Yes I can post it, but it would be very unfair if you used it since the other servers would be using a different broadcasting algorithm.

This is what I have currently, it depends on a new function which is not fully decided on yet, but should land some time soon (I have discussed this function for a while with other people doing pub/sub):

#include <uWS/uWS.h>
#include <iostream>
#include <string>
using namespace std;

struct Sender {
    std::string data;
    uWS::WebSocket<uWS::SERVER> ws;
};

std::vector<Sender> senders;
uWS::Hub hub;
bool newThisIteration, inBatch;

int main(int argc, char *argv[]) {

    uv_timer_t timer;
    uv_timer_init(hub.getLoop(), &timer);

    uv_prepare_t prepare;
    prepare.data = &timer;
    uv_prepare_init(hub.getLoop(), &prepare);
    uv_prepare_start(&prepare, [](uv_prepare_t *prepare) {
        if (inBatch) {
            uv_timer_start((uv_timer_t *) prepare->data, [](uv_timer_t *t) {}, 1, 0);
            newThisIteration = false;
        }
    });

    uv_check_t checker;
    uv_check_init(hub.getLoop(), &checker);
    uv_check_start(&checker, [](uv_check_t *checker) {
        if (inBatch && !newThisIteration) {
            std::vector<std::string> messages;
            std::vector<int> excludes;
            for (Sender s : senders) {
                messages.push_back(s.data);
            }

            if (messages.size()) {
                uWS::WebSocket<uWS::SERVER>::PreparedMessage *prepared = uWS::WebSocket<uWS::SERVER>::prepareMessageBatch(messages, excludes, uWS::OpCode::BINARY, false, nullptr);
                hub.getDefaultGroup<uWS::SERVER>().forEach([&prepared](uWS::WebSocket<uWS::SERVER> ws) {
                    ws.sendPrepared(prepared, nullptr);
                });
                uWS::WebSocket<uWS::SERVER>::finalizeMessage(prepared);
            }

            for (Sender s : senders) {
                s.data[0] = 'r';
                s.ws.send(s.data.data(), s.data.length(), uWS::OpCode::BINARY);
            }

            senders.clear();
            inBatch = false;
        }
    });

    hub.onMessage([](uWS::WebSocket<uWS::SERVER> ws, char *message, size_t length, uWS::OpCode opCode) {
        switch (message[0]) {
        case 'b':
            senders.push_back({std::string(message, length), ws});
            newThisIteration = true;
            inBatch = true;
            break;
        case 'e':
            ws.send(message, length, opCode);
        }
    });

    hub.listen(3000);
    hub.run();
}

I landed the initial commit here: https://github.com/uWebSockets/uWebSockets/commit/e4b7584b20ee6d359355aac35b1174697f7e3987

DarkMarmot commented 7 years ago

I love the fact that you've put together a nice set of socket implementations in various languages (especially Elixir!).

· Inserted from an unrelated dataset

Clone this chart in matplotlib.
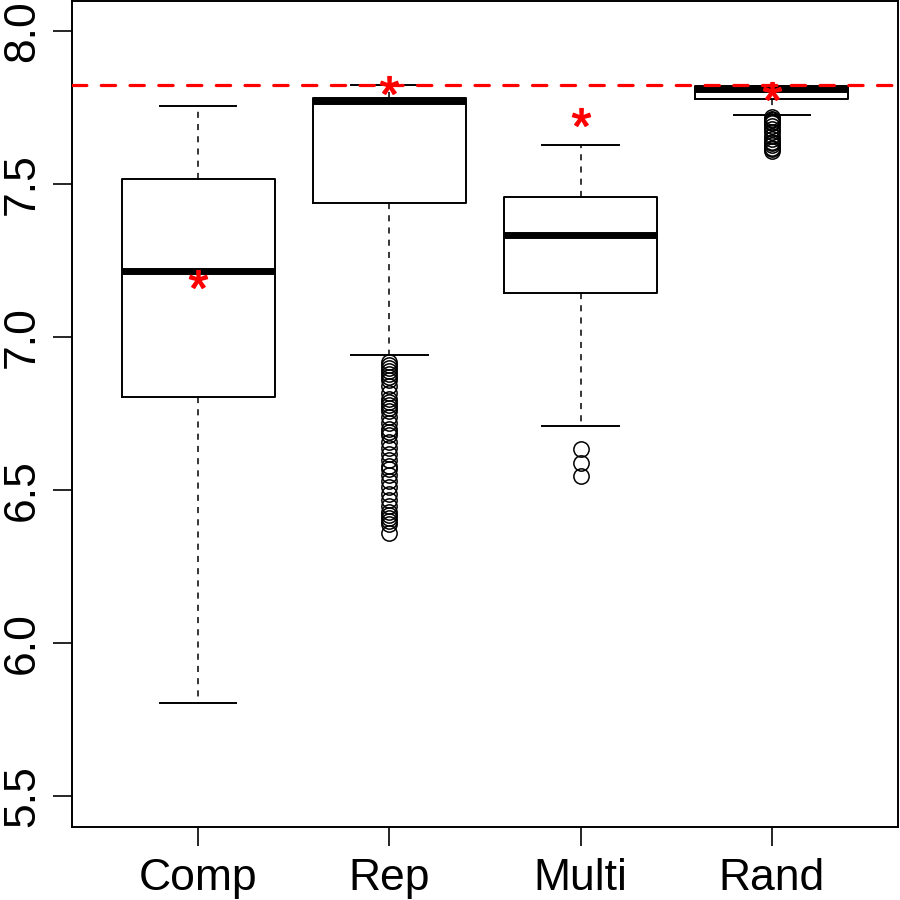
import matplotlib
matplotlib.use("Agg")
import matplotlib.pyplot as plt

plt.rcParams["font.family"] = ["Liberation Sans", "DejaVu Sans"]
plt.rcParams["mathtext.fontset"] = "custom"
plt.rcParams["mathtext.rm"] = "Liberation Sans"
plt.rcParams["mathtext.it"] = "Liberation Sans"

# values
groups = ["Comp", "Rep", "Multi", "Rand"]
whislo = [5.807, 6.943, 6.711, 7.726]
q1 = [6.805, 7.439, 7.145, 7.780]
med = [7.217, 7.773, 7.334, 7.811]
q3 = [7.517, 7.783, 7.458, 7.823]
whishi = [7.755, 7.824, 7.628, 7.823]
means = [7.19, 7.824, 7.719, 7.804]
outliers = [
    [],
    [6.92, 6.91, 6.90, 6.89, 6.88, 6.87, 6.86, 6.84, 6.82, 6.80, 6.79, 6.78,
     6.77, 6.76, 6.74, 6.72, 6.70, 6.69, 6.68, 6.66, 6.64, 6.62, 6.60, 6.58,
     6.57, 6.55, 6.53, 6.51, 6.49, 6.47, 6.45, 6.43, 6.42, 6.41, 6.40, 6.39,
     6.36],
    [6.636, 6.590, 6.548],
    [7.72, 7.715, 7.71, 7.705, 7.70, 7.69, 7.68, 7.67, 7.66, 7.65, 7.64,
     7.635, 7.63, 7.62, 7.615, 7.61],
]
ref_value = 7.824

stats = [dict(label=g, whislo=a, q1=b, med=c, q3=d, whishi=e, fliers=f)
         for g, a, b, c, d, e, f in zip(groups, whislo, q1, med, q3, whishi, outliers)]
pos = list(range(1, len(groups) + 1))

fig = plt.figure(figsize=(9, 9), dpi=100)
ax = fig.add_axes([0.08, 0.081, 0.918, 0.918])

ax.bxp(stats, positions=pos, widths=0.8, capwidths=0.4, showfliers=True,
       boxprops=dict(color="black", linewidth=1.4),
       medianprops=dict(color="black", linewidth=5, solid_capstyle="butt"),
       whiskerprops=dict(color="black", linewidth=1.1, linestyle=(0, (4, 4))),
       capprops=dict(color="black", linewidth=1.4),
       flierprops=dict(marker="o", markersize=11, markerfacecolor="none",
                       markeredgecolor="black", markeredgewidth=1.1))

ax.plot(pos, means, ls="none", marker="$*$", ms=13, color="red", zorder=5)
ax.axhline(ref_value, color="red", linewidth=2.3, linestyle=(0, (4.5, 4.5)),
           dash_capstyle="round", zorder=4)

ax.set_xlim(0.34, 4.66)
ax.set_ylim(5.4, 8.1)
ax.set_yticks([5.5, 6.0, 6.5, 7.0, 7.5, 8.0])
ax.set_yticklabels(["5.5", "6.0", "6.5", "7.0", "7.5", "8.0"], rotation=90, va="center")
ax.set_xticks(pos)
ax.set_xticklabels(groups)
ax.tick_params(axis="both", labelsize=32, length=14, width=1.2)
ax.tick_params(axis="y", pad=7)
ax.tick_params(axis="x", pad=8)
for s in ax.spines.values():
    s.set_linewidth(1.4)

fig.savefig("out.png", dpi=100)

I would very much like to see a more optimized version of the Node implementation, though. If it took advantage of inline caching and V8 CrankShaft's optimizer it could be doing dramatically better I think.

Most.js does an amazing job at that: https://github.com/cujojs/most/tree/master/test/perf

ghost commented 7 years ago

Good write up. I also wonder why the ws websocket library was used instead of uWS. When uWS is far better in performance. That's not fair for nodejs or the author, and I think the blog chart should be re-updated with uWS numbers instead.